Par ailleurs, l'action civile sera mieux encadrée. Là aussi, plusieurs amendements seront proposés.

Enfin, l'organisation juridictionnelle sera plus cohérente, grâce à l'adoption d'amendements tendant à conforter la spécialisation juridictionnelle en matière de propriété intellectuelle.

Si ce texte est, comme je l'espère, voté, il faudra toutefois à l'avenir aller plus loin. La commission des lois propose, à cet égard, quelques pistes de réflexion.

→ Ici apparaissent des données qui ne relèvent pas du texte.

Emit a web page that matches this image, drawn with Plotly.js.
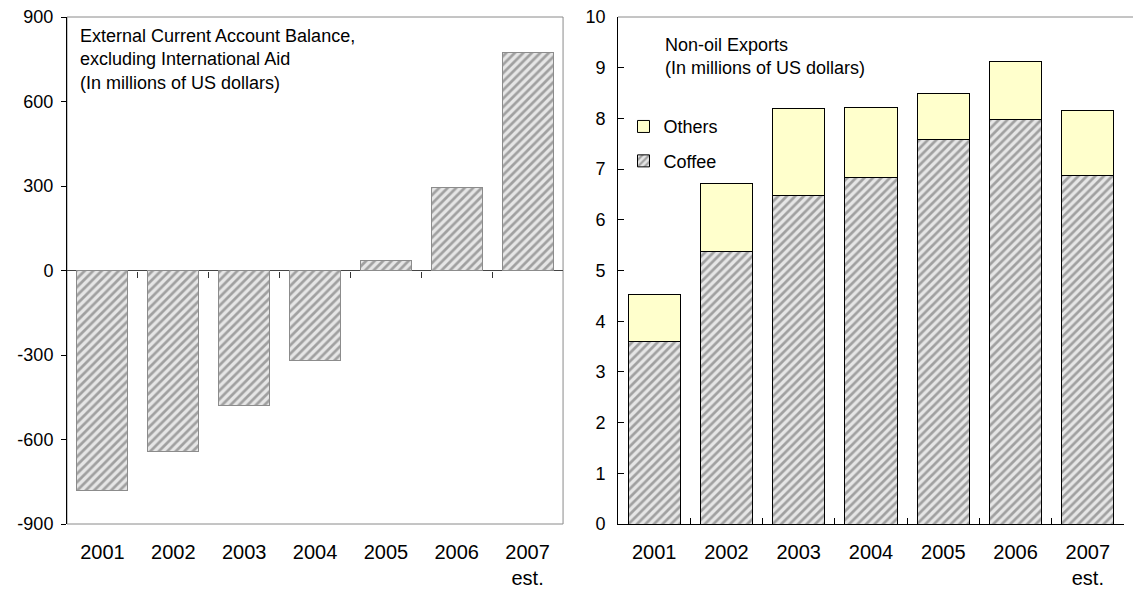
<!DOCTYPE html>
<html>
<head>
<meta charset="utf-8">
<script src="https://cdn.plot.ly/plotly-3.0.1.min.js"></script>
<style>html,body{margin:0;padding:0;background:#fff;}#chart{width:1133px;height:594px;}</style>
</head>
<body>
<div id="chart"></div>
<script>
var years = ['2001', '2002', '2003', '2004', '2005', '2006', '2007<br>est.'];
var currentAccount = [-780, -642, -480, -321, 35, 296, 773];
var coffee = [3.59, 5.38, 6.47, 6.84, 7.59, 7.97, 6.88];
var others = [0.93, 1.33, 1.72, 1.37, 0.91, 1.16, 1.27];
var leftTicks = [-900, -600, -300, 0, 300, 600, 900];
var leftTickText = ['-900', '-600', '-300', '0', '300', '600', '900'];
var rightTicks = [0, 1, 2, 3, 4, 5, 6, 7, 8, 9, 10];
var boundaryTicks = [0.5, 1.5, 2.5, 3.5, 4.5, 5.5];

var FONT = 'Liberation Sans, Arial, sans-serif';
var FS = 18;
var hatch = {shape: '/', fgcolor: '#a0a0a0', bgcolor: '#e6e6e6', size: 6, solidity: 0.45};

var traces = [
  {type: 'bar', x: years, y: currentAccount, xaxis: 'x', yaxis: 'y', showlegend: false,
   marker: {color: '#e6e6e6', pattern: hatch, line: {color: '#8c8c8c', width: 1}}},
  {type: 'scatter', x: [0], y: [0], xaxis: 'x3', yaxis: 'y3', mode: 'markers',
   marker: {opacity: 0}, showlegend: false, hoverinfo: 'skip'},
  {type: 'bar', name: 'Coffee', x: years, y: coffee, xaxis: 'x2', yaxis: 'y2', legendgroup: 'c', legendrank: 2,
   marker: {color: '#e6e6e6', pattern: hatch, line: {color: '#000', width: 1}}},
  {type: 'bar', name: 'Others', x: years, y: others, xaxis: 'x2', yaxis: 'y2', legendgroup: 'o', legendrank: 1,
   marker: {color: '#ffffcc', line: {color: '#000', width: 1}}}
];

var leftDom = [0, 0.4693];
var rightDom = [0.5213, 1];

var layout = {
  width: 1133, height: 594,
  margin: {l: 67, r: 9, t: 17, b: 70},
  paper_bgcolor: '#fff', plot_bgcolor: 'rgba(0,0,0,0)',
  font: {family: FONT, size: FS, color: '#000'},
  barmode: 'stack',
  bargap: 0.28,
  xaxis: {domain: leftDom, anchor: 'y', type: 'category', categoryarray: years, range: [-0.5, 6.5],
          showline: false, ticks: '', showgrid: false, zeroline: false, ticklabelstandoff: 14,
          tickfont: {size: 20}},
  yaxis: {domain: [0, 1], anchor: 'x', range: [-900, 900], tickmode: 'array', tickvals: leftTicks,
          ticktext: leftTickText,
          ticks: 'outside', ticklen: 5, tickcolor: '#000', showline: true, linecolor: '#000', linewidth: 1,
          showgrid: false, zeroline: true, zerolinecolor: '#444', zerolinewidth: 1, ticklabelstandoff: 4},
  xaxis3: {domain: leftDom, anchor: 'y3', type: 'linear', range: [-0.5, 6.5],
           tickmode: 'array', tickvals: boundaryTicks, showticklabels: false, ticks: 'outside',
           ticklen: 6, tickcolor: '#333', showline: false, showgrid: false, zeroline: false},
  yaxis3: {domain: [0.5, 1], anchor: 'x3', range: [0, 1], visible: false},
  xaxis2: {domain: rightDom, anchor: 'y2', type: 'category', categoryarray: years, range: [-0.5, 6.5],
           tickson: 'boundaries', ticks: 'inside', ticklen: 6, tickcolor: '#000',
           showline: true, linecolor: '#000', linewidth: 1, showgrid: false, zeroline: false,
           ticklabelstandoff: 10, tickfont: {size: 20}},
  yaxis2: {domain: [0, 1], anchor: 'x2', range: [0, 10], tickmode: 'array', tickvals: rightTicks,
           ticks: 'inside', ticklen: 6, tickcolor: '#000', showline: true, linecolor: '#000', linewidth: 1,
           showgrid: false, zeroline: false, ticklabelstandoff: 8},
  legend: {x: 0.5265, xanchor: 'left', y: 0.82, yanchor: 'top', bgcolor: 'rgba(0,0,0,0)',
           font: {size: FS}, traceorder: 'grouped', tracegroupgap: 8, itemwidth: 30},
  shapes: [
    {type: 'rect', xref: 'x domain', yref: 'y domain', x0: 0, x1: 1, y0: 0, y1: 1,
     line: {color: '#8a8a8a', width: 1}, layer: 'below'},
    {type: 'line', xref: 'paper', yref: 'paper', x0: rightDom[0], x1: 1.01, y0: 1, y1: 1,
     line: {color: '#8a8a8a', width: 1}}
  ],
  annotations: [
    {xref: 'paper', yref: 'paper', x: 0.0105, y: 0.986, xanchor: 'left', yanchor: 'top', align: 'left',
     showarrow: false, font: {size: FS},
     text: 'External Current Account Balance,<br>excluding International Aid<br>(In millions of US dollars)'},
    {xref: 'paper', yref: 'paper', x: 0.5638, y: 0.968, xanchor: 'left', yanchor: 'top', align: 'left',
     showarrow: false, font: {size: FS},
     text: 'Non-oil Exports<br>(In millions of US dollars)'}
  ]
};

Plotly.newPlot('chart', traces, layout, {displayModeBar: false, staticPlot: true});
</script>
</body>
</html>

Une réorganisation de la chaîne opérationnelle de l'État dans la lutte contre la contrefaçon semble nécessaire. Le renforcement de la spécialisation juridictionnelle va sans doute de soi, mais il passe par une meilleure spécialisation des magistrats. Il conviendra de compléter sur le plan pénal l'harmonisation européenne des procédures civiles de lutte contre la contrefaçon. C'est le pendant pénal aux mesures qui seront soumises tout à l'heure à votre vote. Enfin, et je développerai ce point, nous devrons prendre en compte le développement d'Internet, ce que ne fait pas – d'ailleurs délibérément – ce texte. En effet, le projet de loi de lutte contre la contrefaçon ne traite pas, alors que c'est fondamental, du piratage et de la contrefaçon sur Internet. Or, vous le savez, mes chers collègues, le développement significatif du commerce en ligne et des téléchargements d'oeuvres culturelles conduit inévitablement à l'apparition de nouvelles pratiques contrefaisantes. Nous devrons donc, dans un avenir proche, y apporter des réponses juridiques appropriées. Le Gouvernement n'a pas souhaité traiter ce problème dans ce projet de loi parce qu'un certain nombre de missions sont actuellement conduites. Ainsi, la commission présidée par M. Denis Olivennes y travaille et rassemble tous les acteurs de la diffusion culturelle sur Internet. Il est évidemment hors de question de court-circuiter qui que ce soit. En lançant, sous l'égide de la direction générale des entreprises, en liaison avec d'autres services du ministère de la justice, des études qui permettront de mieux apprécier la contrefaçon sur Internet et d'identifier les solutions qui pourraient lui être apportées, le Gouvernement s'engage à modifier par la suite ces éléments.

Telles sont, monsieur le président, monsieur le secrétaire d'État, mes chers collègues, les observations que je tenais à formuler sur ce texte qui me semble consensuel.

L'adoption de ce projet de loi permettra d'envoyer un signal clair aux titulaires des droits de la propriété intellectuelle comme aux contrefacteurs. Nous ferons ainsi oeuvre utile en protégeant la création, l'innovation et notre économie, en défendant nos emplois et nos concitoyens, ainsi qu'en luttant contre la criminalité organisée. (Applaudissements sur les bancs du groupe de l'Union pour un mouvement populaire.)